Mark first told me that Berkeley smelled like flowers on the phone, when I was still in Chicago, a few weeks before I left its frozen hellscape for sunny California.
And it’s true. Even in this drought, flowers are blooming. Bright, deep, vivid. Blues, reds, whites. It’s verdant here, with shades of green. There’s a part of my walk back from the BART station in North Berkeley where the leaves of bushes encroach on the sidewalk, forcing me to sidestep around them. It seems odd, to have this cornucopia of flora when there hasn’t been rain. I suppose a lack of water can’t strip Berkeley of its flowers.
The sun shines nearly every day here and, when it’s light out, you rarely need a coat. Though the temperature drops once the sun goes down, the air feels cool against my skin. It’s wonderful, like my skin can breathe, not cocooned and suffocating in a heavy Patagonia jacket and under a thin layer of sweat.
I left Hawaii nearly half my life ago, and I’d forgotten what it was like to live with natural beauty around me: mountains, flowering yards, the sun setting over a bay. I’ve only been here for six weeks.
And six weeks in, there are still novelties I encounter nearly every day. Cars stop at crosswalks for waiting pedestrians. These same crosswalks flash at night when someone crosses the street. Abandoned electronics litter the sidewalk since Berkeley has no alleys, and there are compost bins everywhere — we even have a tiny one in our kitchen. On my way to work, from East Bay to SF, I hear fellow bus riders behind me say 'good morning' to the stranger who plops down beside them. Mark and I have bought baked beet chips from our local grocery store — twice.

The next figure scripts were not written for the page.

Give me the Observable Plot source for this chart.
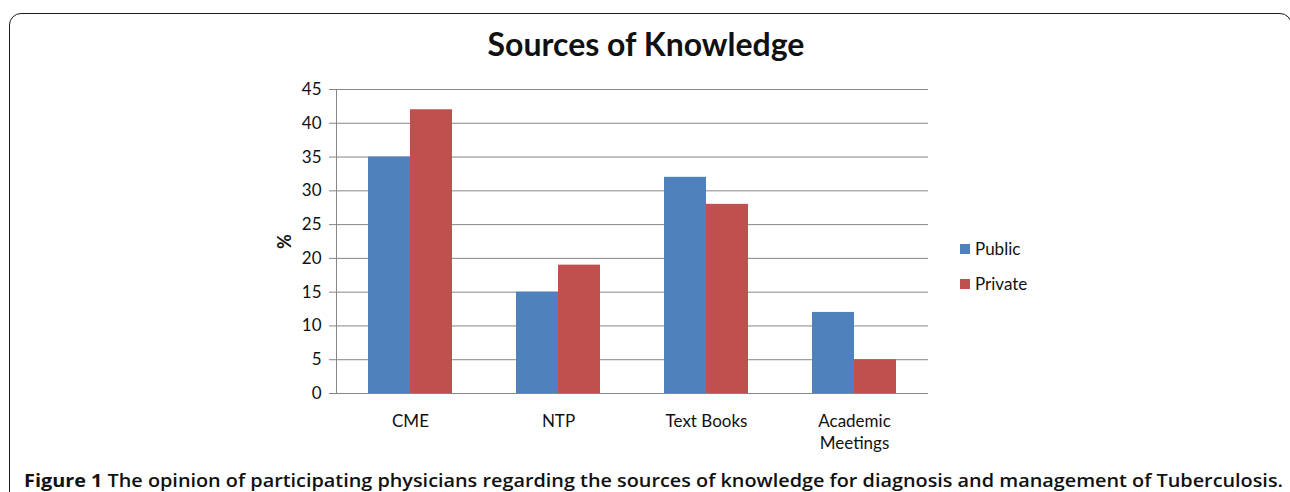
<!DOCTYPE html>
<html><head><meta charset="utf-8">
<script src="https://cdn.jsdelivr.net/npm/d3@7"></script>
<script src="https://cdn.jsdelivr.net/npm/@observablehq/plot@0.6"></script>
<style>
body{margin:0;background:#fff;}
#wrap{position:relative;width:1290px;height:492px;overflow:hidden;background:#fff;font-family:Lato,"Open Sans",sans-serif;color:#111;}
#border{position:absolute;left:9px;top:13px;width:1283px;height:520px;border:1.6px solid #1a1a1a;border-radius:12px;box-sizing:border-box;}
#title{position:absolute;left:0;width:1292px;top:24px;text-align:center;font-weight:700;font-size:32px;color:#111;}
#chart{position:absolute;left:0;top:70px;}
#legend{position:absolute;left:960px;top:231px;font-size:17px;}
.item{display:flex;align-items:center;height:35px;}
.sw{width:10px;height:10px;margin-right:5px;}
#caption{position:absolute;left:24px;top:467px;font-family:"Open Sans",sans-serif;font-weight:600;font-size:18.5px;white-space:nowrap;transform-origin:0 0;color:#111;}
#caption b{font-weight:700;}
</style></head>
<body>
<div id="wrap">
  <div id="border"></div>
  <div id="title">Sources of Knowledge</div>
  <div id="chart"></div>
  <div id="legend"></div>
  <div id="caption"><b>Figure 1</b> The opinion of participating physicians regarding the sources of knowledge for diagnosis and management of Tuberculosis.</div>
</div>
<script>
const categories = ["CME", "NTP", "Text Books", "Academic\nMeetings"];
const series = ["Public", "Private"];
const publicValues = [35, 15, 32, 12];
const privateValues = [42, 19, 28, 5];
const yTicks = [0, 5, 10, 15, 20, 25, 30, 35, 40, 45];
const colors = ["#4F81BD", "#C0504D"];

const data = categories.flatMap((c, i) => [
  {category: c, series: "Public", value: publicValues[i]},
  {category: c, series: "Private", value: privateValues[i]}
]);

const chart = Plot.plot({
  width: 1290, height: 392,
  marginLeft: 336, marginRight: 362, marginTop: 19, marginBottom: 69,
  style: {fontFamily: "Lato, 'Open Sans', sans-serif", fontSize: "17px", color: "#111", background: "transparent"},
  fx: {domain: categories, padding: 0, label: null},
  x: {domain: series, paddingInner: 0, paddingOuter: 0.74, axis: null},
  y: {domain: [0, 45], label: "%"},
  color: {domain: series, range: colors},
  marks: [
    Plot.gridY(yTicks, {stroke: "#868686", strokeOpacity: 1}),
    Plot.barY(data, {fx: "category", x: "series", y: "value", fill: "series"}),
    Plot.ruleY([0], {stroke: "#868686"}),
    Plot.frame({anchor: "left", facetAnchor: "left", stroke: "#868686"}),
    Plot.axisY(yTicks, {tickSize: 7, tickPadding: 8, stroke: "#868686", fontSize: 17, label: "%", labelAnchor: "center", labelArrow: "none", labelOffset: 58}),
    Plot.axisFx({anchor: "bottom", tickSize: 0, tickPadding: 18, fontSize: 17, lineHeight: 1.3, label: null})
  ]
});
document.getElementById("chart").appendChild(chart);
d3.select(chart).selectAll("text").filter(function(){ return this.textContent === "%"; })
  .attr("font-weight", "bold").attr("font-size", 18);

const legend = d3.select("#legend");
series.forEach((s, i) => {
  const it = legend.append("div").attr("class", "item");
  it.append("div").attr("class", "sw").style("background", colors[i]);
  it.append("span").text(s);
});

const cap = document.getElementById("caption");
const w = cap.getBoundingClientRect().width;
cap.style.transform = `scaleX(${1259 / w})`;
</script>
</body></html>
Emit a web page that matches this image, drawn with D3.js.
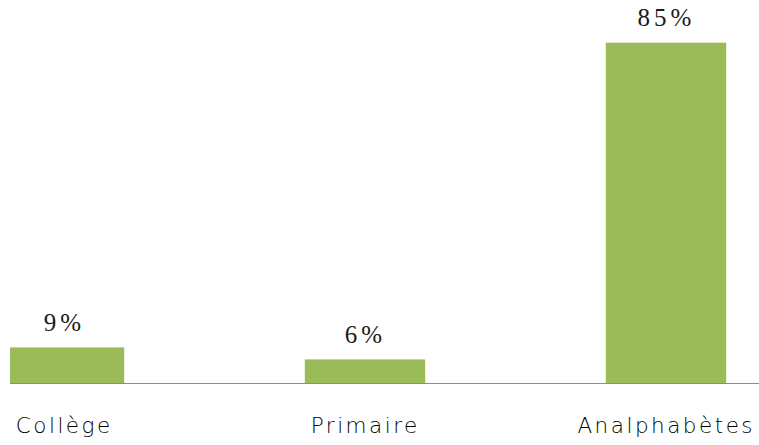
<!DOCTYPE html>
<html><head><meta charset="utf-8">
<script src="https://cdn.jsdelivr.net/npm/d3@7"></script>
<style>body{margin:0;background:#fff}svg{display:block}</style>
</head><body>
<script>
const categories = ["Collège", "Primaire", "Analphabètes"];
const values = [9, 6, 85];
const valueLabels = ["9%", "6%", "85%"];

const W = 759, H = 445;
const svg = d3.select("body").append("svg").attr("width", W).attr("height", H);

const x = d3.scaleBand().domain(categories).range([-86.5, 816.5]).paddingInner(0.6).paddingOuter(0.3);
const y = d3.scaleLinear().domain([0, 85]).range([383.5, 42.7]);

svg.append("defs").append("clipPath").attr("id", "plot")
  .append("rect").attr("x", 10).attr("y", 0).attr("width", W - 10).attr("height", H);

const g = svg.append("g").attr("clip-path", "url(#plot)");
g.selectAll("rect.bar").data(values).join("rect").attr("class", "bar")
  .attr("x", (d, i) => x(categories[i]))
  .attr("width", x.bandwidth())
  .attr("y", d => y(d))
  .attr("height", d => y(0) - y(d))
  .attr("fill", "#9BBB59");

g.append("line").attr("x1", 10).attr("x2", W).attr("y1", y(0)).attr("y2", y(0))
  .attr("stroke", "#8c8c8c").attr("stroke-width", 1);

const ls = 4;
svg.selectAll("text.val").data(values).join("text").attr("class", "val")
  .attr("x", (d, i) => x(categories[i]) + x.bandwidth() / 2 - 1.5 + ls / 2)
  .attr("y", d => y(d) - 16.5)
  .attr("text-anchor", "middle")
  .style("font-family", "'Liberation Serif', serif")
  .style("font-size", "25px").style("letter-spacing", ls + "px")
  .attr("fill", "#1a1a1a")
  .text((d, i) => valueLabels[i]);

const cls = 2.5;
svg.selectAll("text.cat").data(categories).join("text").attr("class", "cat")
  .attr("x", d => x(d) + x.bandwidth() / 2 - 1 + cls / 2)
  .attr("y", 433.3)
  .attr("text-anchor", "middle")
  .style("font-family", "'DejaVu Sans', sans-serif")
  .style("font-weight", 200)
  .style("font-size", "21.5px").style("letter-spacing", cls + "px")
  .attr("fill", "#000")
  .text(d => d);
</script>
</body></html>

I passed by a two-chair barbershop in Inner Sunset with a real-live piano player playing a song, entertaining people during haircuts and beard trims. The Muni busses — with their steel antenna sprouting from their roofs, connecting to wires above the street and keeping them leashed to certain paths — don't seem to clog traffic. The Muni is on the honor system — someone could hop on without paying their fare.
After 15 years of living in Chicago (with a few months spent in free-spirited Barcelona and pastry-filled Paris), I’m getting to know the character of a new city, one I feel I belong in. Chicago is the city of my formative years, the first place I lived away from home, where I first appreciated the leaves changing from green to orange to brown and where I first fell in love with the silence after a snowfall. But I’ve become habituated to the murders in the news, to the dog shit on the ground, and to the plastic bags hanging on apartment fences as makeshift trash bins for the neighborhood.
Here in Berkeley, there’s a bag full of plastic bags tied to a sign outside our place — I think it’s there for people who forgot their doggie bags when taking their pups on walks.